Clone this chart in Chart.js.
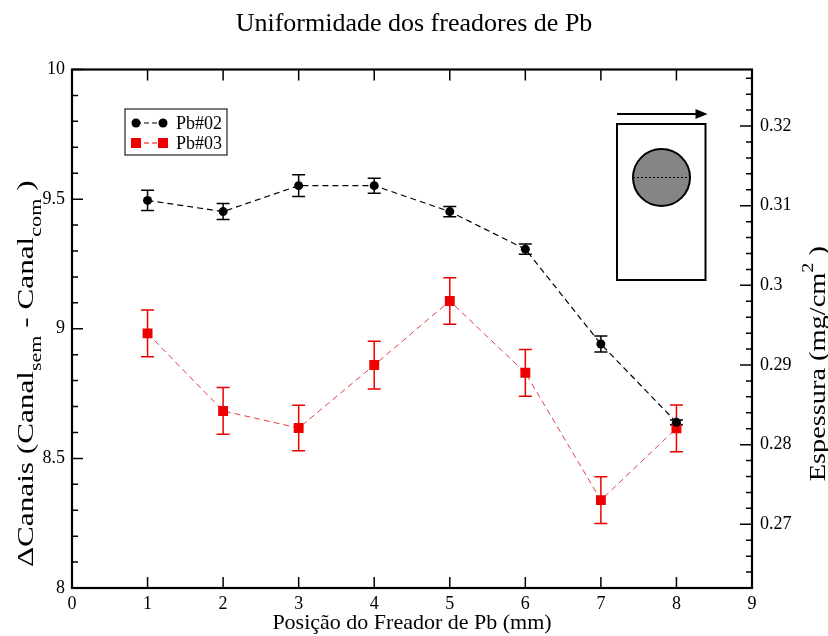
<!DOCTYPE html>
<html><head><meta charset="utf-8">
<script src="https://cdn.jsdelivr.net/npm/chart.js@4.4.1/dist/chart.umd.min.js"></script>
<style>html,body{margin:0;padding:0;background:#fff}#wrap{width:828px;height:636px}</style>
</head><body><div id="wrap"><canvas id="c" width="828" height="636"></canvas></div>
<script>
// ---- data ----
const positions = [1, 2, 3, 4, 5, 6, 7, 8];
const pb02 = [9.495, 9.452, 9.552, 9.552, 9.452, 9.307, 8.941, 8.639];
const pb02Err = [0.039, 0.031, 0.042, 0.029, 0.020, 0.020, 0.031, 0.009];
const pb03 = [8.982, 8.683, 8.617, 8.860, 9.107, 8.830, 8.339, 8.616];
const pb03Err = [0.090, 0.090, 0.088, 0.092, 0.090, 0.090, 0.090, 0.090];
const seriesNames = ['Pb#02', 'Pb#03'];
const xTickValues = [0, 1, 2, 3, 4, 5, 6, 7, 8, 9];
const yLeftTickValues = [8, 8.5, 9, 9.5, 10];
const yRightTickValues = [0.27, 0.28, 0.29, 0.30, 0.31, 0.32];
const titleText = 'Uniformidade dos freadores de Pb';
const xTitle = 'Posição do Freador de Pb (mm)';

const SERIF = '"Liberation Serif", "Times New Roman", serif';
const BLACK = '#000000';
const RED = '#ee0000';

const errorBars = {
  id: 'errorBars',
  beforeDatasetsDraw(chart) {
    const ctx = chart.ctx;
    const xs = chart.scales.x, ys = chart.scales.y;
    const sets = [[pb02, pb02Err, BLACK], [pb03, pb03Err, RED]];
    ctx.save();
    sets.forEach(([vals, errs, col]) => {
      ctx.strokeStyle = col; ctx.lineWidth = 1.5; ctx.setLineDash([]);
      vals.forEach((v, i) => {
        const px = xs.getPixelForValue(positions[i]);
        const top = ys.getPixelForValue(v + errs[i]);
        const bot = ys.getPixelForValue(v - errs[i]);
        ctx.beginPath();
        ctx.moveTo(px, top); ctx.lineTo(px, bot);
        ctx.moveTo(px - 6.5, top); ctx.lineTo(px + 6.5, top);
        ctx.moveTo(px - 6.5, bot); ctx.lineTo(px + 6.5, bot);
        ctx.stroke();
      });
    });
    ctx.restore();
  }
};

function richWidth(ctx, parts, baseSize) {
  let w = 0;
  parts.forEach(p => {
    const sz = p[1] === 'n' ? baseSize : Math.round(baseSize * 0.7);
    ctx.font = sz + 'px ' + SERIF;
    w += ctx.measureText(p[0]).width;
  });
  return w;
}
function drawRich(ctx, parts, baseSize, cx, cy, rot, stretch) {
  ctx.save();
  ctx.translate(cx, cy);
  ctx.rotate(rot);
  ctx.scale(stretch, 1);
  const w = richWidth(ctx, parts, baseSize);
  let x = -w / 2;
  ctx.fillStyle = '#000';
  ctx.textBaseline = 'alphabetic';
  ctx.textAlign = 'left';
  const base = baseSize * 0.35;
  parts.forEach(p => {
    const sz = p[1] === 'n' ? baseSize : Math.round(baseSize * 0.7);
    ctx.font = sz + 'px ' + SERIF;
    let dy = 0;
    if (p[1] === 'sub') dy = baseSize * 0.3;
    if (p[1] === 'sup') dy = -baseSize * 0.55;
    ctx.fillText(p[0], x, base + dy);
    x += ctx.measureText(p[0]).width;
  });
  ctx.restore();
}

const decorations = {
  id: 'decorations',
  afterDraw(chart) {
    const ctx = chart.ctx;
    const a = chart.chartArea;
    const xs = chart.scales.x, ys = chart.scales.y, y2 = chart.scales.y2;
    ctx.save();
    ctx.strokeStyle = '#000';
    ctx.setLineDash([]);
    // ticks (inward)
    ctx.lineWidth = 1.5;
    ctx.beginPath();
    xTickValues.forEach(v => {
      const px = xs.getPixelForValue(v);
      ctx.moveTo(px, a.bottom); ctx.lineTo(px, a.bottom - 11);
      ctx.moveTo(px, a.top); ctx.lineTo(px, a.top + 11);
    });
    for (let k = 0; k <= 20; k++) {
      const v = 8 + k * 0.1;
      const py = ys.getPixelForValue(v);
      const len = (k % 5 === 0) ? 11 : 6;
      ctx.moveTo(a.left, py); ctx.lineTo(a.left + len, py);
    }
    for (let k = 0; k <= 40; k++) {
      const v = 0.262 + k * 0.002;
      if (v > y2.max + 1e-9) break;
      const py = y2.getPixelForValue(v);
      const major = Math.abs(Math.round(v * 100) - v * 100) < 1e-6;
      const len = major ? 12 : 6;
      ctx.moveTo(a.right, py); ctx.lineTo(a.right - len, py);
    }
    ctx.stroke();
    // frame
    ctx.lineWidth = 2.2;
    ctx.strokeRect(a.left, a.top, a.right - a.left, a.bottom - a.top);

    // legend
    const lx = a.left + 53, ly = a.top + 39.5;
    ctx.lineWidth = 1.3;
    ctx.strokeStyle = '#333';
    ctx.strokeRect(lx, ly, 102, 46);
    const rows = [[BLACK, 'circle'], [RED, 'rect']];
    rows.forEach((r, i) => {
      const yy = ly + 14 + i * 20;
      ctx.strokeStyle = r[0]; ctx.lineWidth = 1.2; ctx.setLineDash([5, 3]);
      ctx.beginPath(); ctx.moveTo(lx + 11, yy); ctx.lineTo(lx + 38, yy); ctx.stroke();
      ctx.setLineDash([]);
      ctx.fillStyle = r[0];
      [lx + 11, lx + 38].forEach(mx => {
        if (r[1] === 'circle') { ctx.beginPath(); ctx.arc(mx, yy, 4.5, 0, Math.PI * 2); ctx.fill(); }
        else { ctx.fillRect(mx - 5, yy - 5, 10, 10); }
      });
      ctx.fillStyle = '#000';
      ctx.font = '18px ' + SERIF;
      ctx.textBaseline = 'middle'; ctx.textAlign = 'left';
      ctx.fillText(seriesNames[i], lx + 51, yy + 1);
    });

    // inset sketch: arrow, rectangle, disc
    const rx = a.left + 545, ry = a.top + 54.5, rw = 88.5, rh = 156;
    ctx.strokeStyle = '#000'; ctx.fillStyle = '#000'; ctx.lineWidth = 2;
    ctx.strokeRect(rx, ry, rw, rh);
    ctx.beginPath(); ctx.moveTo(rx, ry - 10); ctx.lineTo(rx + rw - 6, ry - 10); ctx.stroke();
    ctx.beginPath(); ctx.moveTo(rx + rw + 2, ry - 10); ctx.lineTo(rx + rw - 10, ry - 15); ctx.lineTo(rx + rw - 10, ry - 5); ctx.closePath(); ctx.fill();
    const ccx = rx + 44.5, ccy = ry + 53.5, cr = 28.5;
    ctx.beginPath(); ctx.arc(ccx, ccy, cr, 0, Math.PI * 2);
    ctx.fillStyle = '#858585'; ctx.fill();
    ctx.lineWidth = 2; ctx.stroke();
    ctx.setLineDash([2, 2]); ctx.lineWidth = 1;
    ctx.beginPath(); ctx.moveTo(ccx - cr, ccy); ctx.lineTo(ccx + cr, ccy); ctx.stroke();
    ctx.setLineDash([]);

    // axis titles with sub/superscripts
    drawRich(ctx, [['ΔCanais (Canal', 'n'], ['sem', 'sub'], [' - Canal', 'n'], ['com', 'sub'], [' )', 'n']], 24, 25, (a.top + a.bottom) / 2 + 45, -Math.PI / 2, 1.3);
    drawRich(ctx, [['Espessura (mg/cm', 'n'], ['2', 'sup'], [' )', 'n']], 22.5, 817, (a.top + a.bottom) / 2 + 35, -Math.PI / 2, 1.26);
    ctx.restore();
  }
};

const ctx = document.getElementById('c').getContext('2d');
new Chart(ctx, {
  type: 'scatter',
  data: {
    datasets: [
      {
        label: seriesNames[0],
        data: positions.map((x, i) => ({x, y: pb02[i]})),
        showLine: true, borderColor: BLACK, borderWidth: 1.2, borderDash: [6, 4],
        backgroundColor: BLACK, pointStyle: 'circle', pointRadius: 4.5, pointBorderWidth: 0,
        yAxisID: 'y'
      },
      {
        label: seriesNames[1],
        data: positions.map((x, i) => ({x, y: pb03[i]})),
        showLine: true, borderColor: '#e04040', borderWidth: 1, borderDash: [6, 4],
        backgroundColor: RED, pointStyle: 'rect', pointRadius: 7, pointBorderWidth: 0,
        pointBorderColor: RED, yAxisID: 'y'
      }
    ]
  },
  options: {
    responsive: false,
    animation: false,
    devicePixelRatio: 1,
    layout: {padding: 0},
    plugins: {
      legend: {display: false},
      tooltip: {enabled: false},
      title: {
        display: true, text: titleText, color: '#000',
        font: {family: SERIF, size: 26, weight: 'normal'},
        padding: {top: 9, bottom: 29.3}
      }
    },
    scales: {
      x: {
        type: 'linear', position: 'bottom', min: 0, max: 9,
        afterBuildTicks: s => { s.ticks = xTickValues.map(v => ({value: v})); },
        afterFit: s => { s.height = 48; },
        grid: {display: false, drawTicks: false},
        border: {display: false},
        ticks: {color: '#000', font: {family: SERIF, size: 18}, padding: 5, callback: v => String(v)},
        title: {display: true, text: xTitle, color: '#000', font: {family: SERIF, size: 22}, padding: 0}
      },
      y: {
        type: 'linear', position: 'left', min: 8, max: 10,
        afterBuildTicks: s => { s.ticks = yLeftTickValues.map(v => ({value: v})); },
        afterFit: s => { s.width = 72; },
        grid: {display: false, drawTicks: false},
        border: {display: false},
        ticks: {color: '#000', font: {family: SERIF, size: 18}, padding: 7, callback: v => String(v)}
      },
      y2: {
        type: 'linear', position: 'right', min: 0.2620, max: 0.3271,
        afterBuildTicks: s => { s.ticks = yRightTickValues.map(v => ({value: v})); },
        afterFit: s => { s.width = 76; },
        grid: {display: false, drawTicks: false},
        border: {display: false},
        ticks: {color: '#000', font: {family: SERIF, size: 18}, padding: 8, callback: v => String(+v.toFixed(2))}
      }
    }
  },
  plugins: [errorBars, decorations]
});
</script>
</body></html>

## Instruction
Could the lines from the top of the material through the line with "const RED = '#ee0000';" be repeated exactly, pictures left out?

## Answer to this exercise
Clone this chart in Chart.js.
<!DOCTYPE html>
<html><head><meta charset="utf-8">
<script src="https://cdn.jsdelivr.net/npm/chart.js@4.4.1/dist/chart.umd.min.js"></script>
<style>html,body{margin:0;padding:0;background:#fff}#wrap{width:828px;height:636px}</style>
</head><body><div id="wrap"><canvas id="c" width="828" height="636"></canvas></div>
<script>
// ---- data ----
const positions = [1, 2, 3, 4, 5, 6, 7, 8];
const pb02 = [9.495, 9.452, 9.552, 9.552, 9.452, 9.307, 8.941, 8.639];
const pb02Err = [0.039, 0.031, 0.042, 0.029, 0.020, 0.020, 0.031, 0.009];
const pb03 = [8.982, 8.683, 8.617, 8.860, 9.107, 8.830, 8.339, 8.616];
const pb03Err = [0.090, 0.090, 0.088, 0.092, 0.090, 0.090, 0.090, 0.090];
const seriesNames = ['Pb#02', 'Pb#03'];
const xTickValues = [0, 1, 2, 3, 4, 5, 6, 7, 8, 9];
const yLeftTickValues = [8, 8.5, 9, 9.5, 10];
const yRightTickValues = [0.27, 0.28, 0.29, 0.30, 0.31, 0.32];
const titleText = 'Uniformidade dos freadores de Pb';
const xTitle = 'Posição do Freador de Pb (mm)';

const SERIF = '"Liberation Serif", "Times New Roman", serif';
const BLACK = '#000000';
const RED = '#ee0000';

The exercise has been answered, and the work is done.